To create an alert, visit Google Alerts.
Enter your brand’s name (This could be your name if you want to monitor your personal brand).
You can choose to create multiple alerts.
Creating Google Alerts doesn’t just help you in discovering when you are mentioned on the net, but it also helps you participate in discussions as they are happening.
This is especially helpful for combating negative reviews.
3. Fight negative SEO
Unfortunately, your competitors or spammers can resort to black hat SEO practices to damage your online reputation.
If you notice that your brand is being targeted on social media by fake profiles or if you start seeing incoming links from spammy sites, it could be a sign of negative SEO.
Staying alert is the best defense.
Low-quality backlinks can influence Google’s opinion about a site and can cause rankings to be hurt. When you see spammy backlinks, disavow them.
Disavowing backlinks is a way to tell Google to ignore them. Disavowing links is a somewhat drastic step but might be necessary in cases of negative SEO.
To disavow links, you need to create a simple text file with spammy incoming links and then upload it using your Google disavow links tool page.
Remember: A good reputation might be an intangible concept, but it’s the single most important factor that can take you places.
As a brand, you don’t just want people to just identify with your logo or trademarks. You also want them to discover and connect with you.

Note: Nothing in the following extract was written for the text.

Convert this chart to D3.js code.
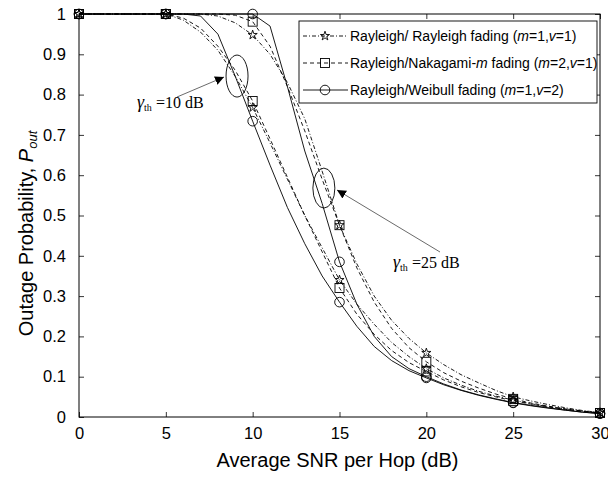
<!DOCTYPE html>
<html>
<head>
<meta charset="utf-8">
<script src="https://cdn.jsdelivr.net/npm/d3@7"></script>
<style>
  body { margin: 0; background: #fff; }
  svg { display: block; }
</style>
</head>
<body>
<script>
// SNR grid of the curves (dB) and the points that carry markers
const snr = [0, 1, 2, 3, 4, 5, 6, 7, 8, 9, 10, 11, 12, 13, 14, 15, 16, 17, 18, 19, 20,
             21, 22, 23, 24, 25, 26, 27, 28, 29, 30];
const markerSnr = [0, 5, 10, 15, 20, 25, 30];
const xTicks = [0, 5, 10, 15, 20, 25, 30];
const yTicks = [0, 0.1, 0.2, 0.3, 0.4, 0.5, 0.6, 0.7, 0.8, 0.9, 1];

// gamma_th = 10 dB
const rayRay10 = [1, 1, 1, 1, 1, 1, 0.985, 0.955, 0.91, 0.845, 0.768, 0.68, 0.59, 0.5, 0.42, 0.34,
                  0.28, 0.23, 0.185, 0.15, 0.12, 0.097, 0.079, 0.064, 0.052, 0.042, 0.033, 0.026, 0.02, 0.015, 0.01];
const rayNak10 = [1, 1, 1, 1, 1, 1, 0.99, 0.965, 0.92, 0.86, 0.784, 0.69, 0.595, 0.5, 0.41, 0.32,
                  0.255, 0.205, 0.165, 0.135, 0.113, 0.092, 0.075, 0.061, 0.05, 0.04, 0.032, 0.025, 0.019, 0.014, 0.01];
const rayWei10 = [1, 1, 1, 1, 1, 1, 1, 0.995, 0.95, 0.845, 0.734, 0.625, 0.52, 0.43, 0.35, 0.285,
                  0.225, 0.175, 0.14, 0.115, 0.097, 0.08, 0.066, 0.054, 0.044, 0.035, 0.028, 0.022, 0.017, 0.012, 0.008];
// gamma_th = 25 dB
const rayRay25 = [1, 1, 1, 1, 1, 1, 1, 1, 0.995, 0.978, 0.948, 0.9, 0.83, 0.74, 0.61, 0.476,
                  0.38, 0.3, 0.24, 0.195, 0.159, 0.13, 0.105, 0.085, 0.066, 0.05, 0.04, 0.031, 0.023, 0.016, 0.011];
const rayNak25 = [1, 1, 1, 1, 1, 1, 1, 1, 1, 0.997, 0.981, 0.92, 0.82, 0.71, 0.59, 0.476,
                  0.37, 0.285, 0.22, 0.172, 0.137, 0.11, 0.089, 0.072, 0.057, 0.045, 0.035, 0.027, 0.02, 0.014, 0.01];
const rayWei25 = [1, 1, 1, 1, 1, 1, 1, 1, 1, 1, 1, 0.97, 0.82, 0.66, 0.53, 0.385,
                  0.28, 0.2, 0.15, 0.12, 0.1, 0.082, 0.067, 0.055, 0.045, 0.036, 0.029, 0.023, 0.017, 0.012, 0.009];

const styles = {
  ray: { dash: '4 2 1 2', marker: 'star' },
  nak: { dash: '4 3', marker: 'square' },
  wei: { dash: null, marker: 'circle' },
};

const curves = [
  { kind: 'ray', values: rayRay10 },
  { kind: 'nak', values: rayNak10 },
  { kind: 'wei', values: rayWei10 },
  { kind: 'ray', values: rayRay25 },
  { kind: 'nak', values: rayNak25 },
  { kind: 'wei', values: rayWei25 },
];

const legendItems = [
  { kind: 'ray', parts: ['Rayleigh/ Rayleigh fading (', ['m'], '=1,', ['v'], '=1)'] },
  { kind: 'nak', parts: ['Rayleigh/Nakagami-', ['m'], ' fading (', ['m'], '=2,', ['v'], '=1)'] },
  { kind: 'wei', parts: ['Rayleigh/Weibull fading (', ['m'], '=1,', ['v'], '=2)'] },
];

const width = 608, height = 478;
const margin = { top: 14, right: 8, bottom: 61, left: 79 };
const innerW = width - margin.left - margin.right;
const innerH = height - margin.top - margin.bottom;

const x = d3.scaleLinear().domain([0, 30]).range([0, innerW]);
const y = d3.scaleLinear().domain([0, 1]).range([innerH, 0]);

const svg = d3.select('body').append('svg')
  .attr('width', width)
  .attr('height', height)
  .attr('font-family', '"Liberation Sans", Arial, Helvetica, sans-serif');

const g = svg.append('g').attr('transform', `translate(${margin.left} ${margin.top})`);

function drawMarker(sel, type) {
  if (type === 'star') {
    sel.append('path')
      .attr('d', d3.symbol(d3.symbolStar, 26)())
      .attr('fill', 'none').attr('stroke', '#000').attr('stroke-width', 0.9);
  } else if (type === 'square') {
    sel.append('rect')
      .attr('x', -4.5).attr('y', -4.5).attr('width', 9).attr('height', 9)
      .attr('fill', 'none').attr('stroke', '#000').attr('stroke-width', 0.9);
  } else {
    sel.append('circle')
      .attr('r', 4.8)
      .attr('fill', 'none').attr('stroke', '#000').attr('stroke-width', 0.9);
  }
}

// axes: ticks inside on all four sides
const tickLen = 5;
const axisBottom = d3.axisBottom(x).tickValues(xTicks).tickSize(-tickLen).tickPadding(10).tickFormat(d3.format('d'));
const axisTop = d3.axisTop(x).tickValues(xTicks).tickSize(-tickLen).tickFormat('');
const axisLeft = d3.axisLeft(y).tickValues(yTicks).tickSize(-tickLen).tickPadding(13).tickFormat(d => d === 0 || d === 1 ? d : d3.format('.1f')(d));
const axisRight = d3.axisRight(y).tickValues(yTicks).tickSize(-tickLen).tickFormat('');

function styleAxis(a) {
  a.select('.domain').remove();
  a.selectAll('line').attr('stroke', '#000').attr('stroke-width', 0.8);
  a.selectAll('text').attr('fill', '#000').attr('font-size', 16.5)
    .attr('font-family', '"Liberation Sans", Arial, Helvetica, sans-serif');
}

g.append('g').attr('transform', `translate(0 ${innerH})`).call(axisBottom).call(styleAxis);
g.append('g').call(axisTop).call(styleAxis);
g.append('g').call(axisLeft).call(styleAxis);
g.append('g').attr('transform', `translate(${innerW} 0)`).call(axisRight).call(styleAxis);

g.append('rect')
  .attr('width', innerW).attr('height', innerH)
  .attr('fill', 'none').attr('stroke', '#000').attr('stroke-width', 1);

// curves
const line = d3.line().x(d => x(d[0])).y(d => y(d[1]));
curves.forEach(c => {
  const st = styles[c.kind];
  const pts = snr.map((s, i) => [s, c.values[i]]);
  g.append('path')
    .attr('d', line(pts))
    .attr('fill', 'none')
    .attr('stroke', '#000')
    .attr('stroke-width', 0.9)
    .attr('stroke-dasharray', st.dash);
  const mk = pts.filter(p => markerSnr.includes(p[0]));
  g.append('g').selectAll('g').data(mk).join('g')
    .attr('transform', d => `translate(${x(d[0])} ${y(d[1])})`)
    .each(function () { drawMarker(d3.select(this), st.marker); });
});

// annotations (ellipses, arrows, labels)
svg.append('defs').append('marker')
  .attr('id', 'arr').attr('viewBox', '0 0 10 10').attr('refX', 10).attr('refY', 5)
  .attr('markerWidth', 9).attr('markerHeight', 9).attr('markerUnits', 'userSpaceOnUse')
  .attr('orient', 'auto')
  .append('path').attr('d', 'M0 0 L10 5 L0 10 Z').attr('fill', '#000');

const notes = [
  { snr: 9.1, p: 0.846, rx: 11, ry: 21, from: [177 - margin.left, 97 - margin.top], to: [224 - margin.left, 77 - margin.top],
    text: [137 - margin.left, 108 - margin.top], label: '10 dB' },
  { snr: 14.1, p: 0.568, rx: 11, ry: 20, from: [440 - margin.left, 252 - margin.top], to: [337 - margin.left, 190 - margin.top],
    text: [393 - margin.left, 268 - margin.top], label: '25 dB' },
];

notes.forEach(n => {
  g.append('ellipse')
    .attr('cx', x(n.snr)).attr('cy', y(n.p)).attr('rx', n.rx).attr('ry', n.ry)
    .attr('fill', 'none').attr('stroke', '#000').attr('stroke-width', 0.9);
  g.append('line')
    .attr('x1', n.from[0]).attr('y1', n.from[1]).attr('x2', n.to[0]).attr('y2', n.to[1])
    .attr('stroke', '#444').attr('stroke-width', 0.8).attr('marker-end', 'url(#arr)');
  const t = g.append('text')
    .attr('x', n.text[0]).attr('y', n.text[1])
    .attr('font-family', '"Liberation Serif", "Times New Roman", serif')
    .attr('font-size', 16).attr('fill', '#000');
  t.append('tspan').attr('font-style', 'italic').attr('font-size', 18).text('γ');
  t.append('tspan').attr('font-size', 10).attr('dy', 3).text('th');
  t.append('tspan').attr('dy', -3).text(' =' + n.label);
});

// legend
const lg = g.append('g').attr('transform', `translate(${299 - margin.left} ${21 - margin.top})`);
lg.append('rect').attr('width', 298).attr('height', 82)
  .attr('fill', '#fff').attr('stroke', '#000').attr('stroke-width', 0.9);
legendItems.forEach((it, i) => {
  const st = styles[it.kind];
  const row = lg.append('g').attr('transform', `translate(0 ${15 + i * 27})`);
  row.append('line').attr('x1', 4).attr('x2', 49)
    .attr('stroke', '#000').attr('stroke-width', 0.9).attr('stroke-dasharray', st.dash);
  const m = row.append('g').attr('transform', 'translate(26 0)');
  drawMarker(m, st.marker);
  const t = row.append('text').attr('x', 51).attr('y', 5).attr('font-size', 14).attr('fill', '#000');
  it.parts.forEach(p => {
    if (Array.isArray(p)) t.append('tspan').attr('font-style', 'italic').text(p[0]);
    else t.append('tspan').text(p);
  });
});

// axis titles
svg.append('text')
  .attr('x', margin.left + innerW / 2 - 2).attr('y', 467)
  .attr('text-anchor', 'middle').attr('font-size', 20).attr('fill', '#000')
  .text('Average SNR per Hop (dB)');

const yt = svg.append('text')
  .attr('transform', `translate(33 ${margin.top + innerH / 2 + 18}) rotate(-90)`)
  .attr('text-anchor', 'middle').attr('font-size', 20).attr('fill', '#000');
yt.append('tspan').text('Outage Probability, ');
yt.append('tspan').attr('font-style', 'italic').text('P');
yt.append('tspan').attr('font-style', 'italic').attr('font-size', 13).attr('dy', 4).text('out');
</script>
</body>
</html>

Appearing relevant to the search engines is the key to getting discovered and speaking in the language of your target audience helps them connect. SEO helps with both of these.
It doesn’t matter whether your business is online and offline, using SEO as a business building block will help you connect with your target audience in their preferred way.
Whether it’s your site’s copy, content, experience, social media profiles, online reviews or simply how it looks, SEO will add value.
How do you plan to tie SEO tactics with your brand? And if you’re already using some of these, how has it impacted your brand’s visibility and overall engagement?